> _THE TASK_: Leave out all pictures. Return exactly the lines from the top of the material through the line containing "LINE_H = 27".

--------

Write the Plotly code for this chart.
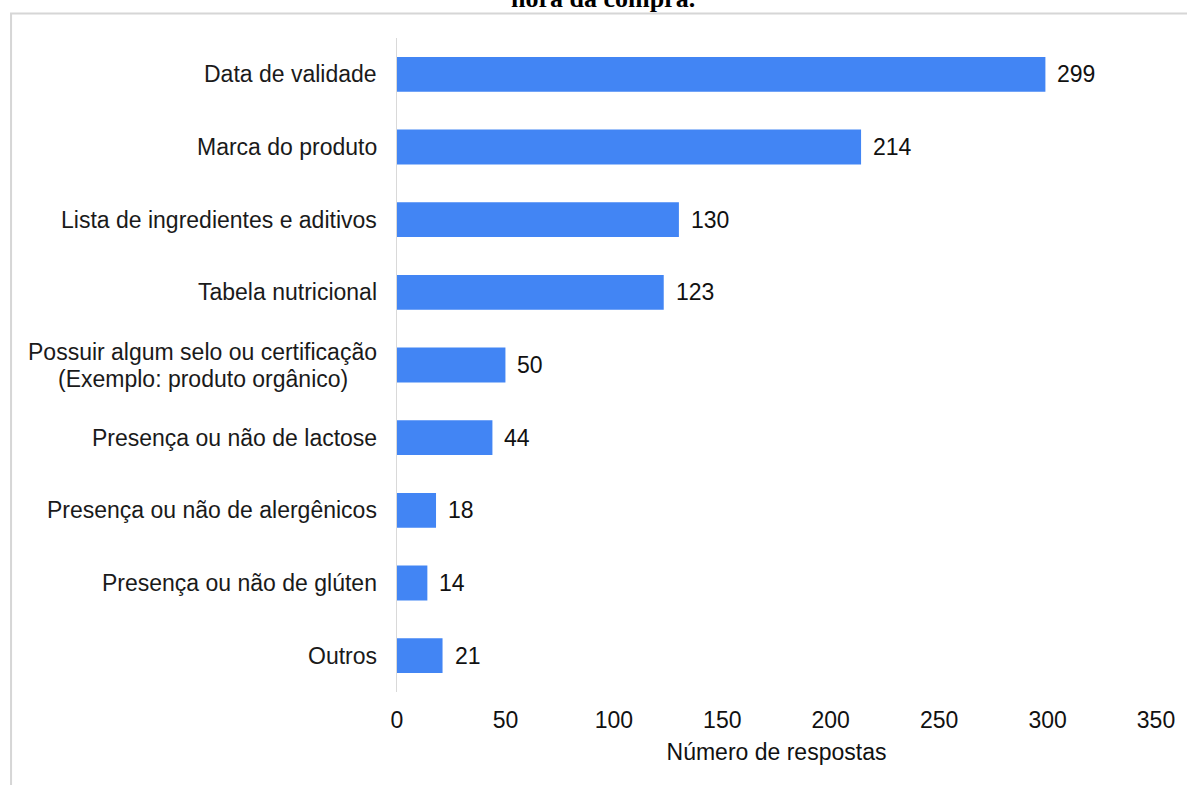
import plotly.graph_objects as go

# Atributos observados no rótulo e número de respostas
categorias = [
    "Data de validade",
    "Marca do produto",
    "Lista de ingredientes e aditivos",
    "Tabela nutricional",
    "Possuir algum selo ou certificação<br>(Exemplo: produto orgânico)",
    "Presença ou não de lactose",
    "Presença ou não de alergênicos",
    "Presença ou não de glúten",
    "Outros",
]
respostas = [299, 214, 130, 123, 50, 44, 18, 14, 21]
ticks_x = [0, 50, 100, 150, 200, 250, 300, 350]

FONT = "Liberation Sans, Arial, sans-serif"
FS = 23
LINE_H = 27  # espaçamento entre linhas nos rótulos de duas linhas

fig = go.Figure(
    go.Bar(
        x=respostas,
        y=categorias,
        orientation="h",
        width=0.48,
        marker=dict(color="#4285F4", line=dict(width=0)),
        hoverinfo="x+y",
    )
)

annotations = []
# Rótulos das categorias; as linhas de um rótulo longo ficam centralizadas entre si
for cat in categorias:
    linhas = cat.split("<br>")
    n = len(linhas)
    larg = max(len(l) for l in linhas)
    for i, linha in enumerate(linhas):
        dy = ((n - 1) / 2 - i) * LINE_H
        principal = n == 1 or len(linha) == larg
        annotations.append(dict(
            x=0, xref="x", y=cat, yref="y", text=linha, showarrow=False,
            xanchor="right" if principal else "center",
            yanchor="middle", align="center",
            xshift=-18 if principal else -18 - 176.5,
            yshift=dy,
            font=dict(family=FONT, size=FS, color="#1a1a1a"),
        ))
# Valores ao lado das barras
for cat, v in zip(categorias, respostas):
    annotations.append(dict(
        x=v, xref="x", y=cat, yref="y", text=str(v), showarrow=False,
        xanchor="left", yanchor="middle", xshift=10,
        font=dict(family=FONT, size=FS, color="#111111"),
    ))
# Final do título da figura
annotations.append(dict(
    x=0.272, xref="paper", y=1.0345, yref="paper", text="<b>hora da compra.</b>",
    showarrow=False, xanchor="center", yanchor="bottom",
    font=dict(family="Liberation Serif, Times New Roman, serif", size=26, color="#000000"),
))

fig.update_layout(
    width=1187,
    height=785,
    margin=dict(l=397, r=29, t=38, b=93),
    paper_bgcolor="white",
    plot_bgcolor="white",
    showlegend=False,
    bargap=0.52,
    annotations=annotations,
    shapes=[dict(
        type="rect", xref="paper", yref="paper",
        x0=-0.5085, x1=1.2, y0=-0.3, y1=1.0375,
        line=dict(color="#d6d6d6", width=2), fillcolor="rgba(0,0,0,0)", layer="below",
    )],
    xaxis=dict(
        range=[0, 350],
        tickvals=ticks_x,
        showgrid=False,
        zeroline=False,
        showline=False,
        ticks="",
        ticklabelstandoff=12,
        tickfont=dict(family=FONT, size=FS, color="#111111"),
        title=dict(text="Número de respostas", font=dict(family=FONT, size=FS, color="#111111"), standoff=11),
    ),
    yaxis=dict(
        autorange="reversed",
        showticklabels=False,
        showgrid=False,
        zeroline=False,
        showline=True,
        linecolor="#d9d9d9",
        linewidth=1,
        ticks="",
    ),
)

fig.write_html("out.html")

--------

> _CORRECT RESULT_:
Write the Plotly code for this chart.
import plotly.graph_objects as go

# Atributos observados no rótulo e número de respostas
categorias = [
    "Data de validade",
    "Marca do produto",
    "Lista de ingredientes e aditivos",
    "Tabela nutricional",
    "Possuir algum selo ou certificação<br>(Exemplo: produto orgânico)",
    "Presença ou não de lactose",
    "Presença ou não de alergênicos",
    "Presença ou não de glúten",
    "Outros",
]
respostas = [299, 214, 130, 123, 50, 44, 18, 14, 21]
ticks_x = [0, 50, 100, 150, 200, 250, 300, 350]

FONT = "Liberation Sans, Arial, sans-serif"
FS = 23
LINE_H = 27  # espaçamento entre linhas nos rótulos de duas linhas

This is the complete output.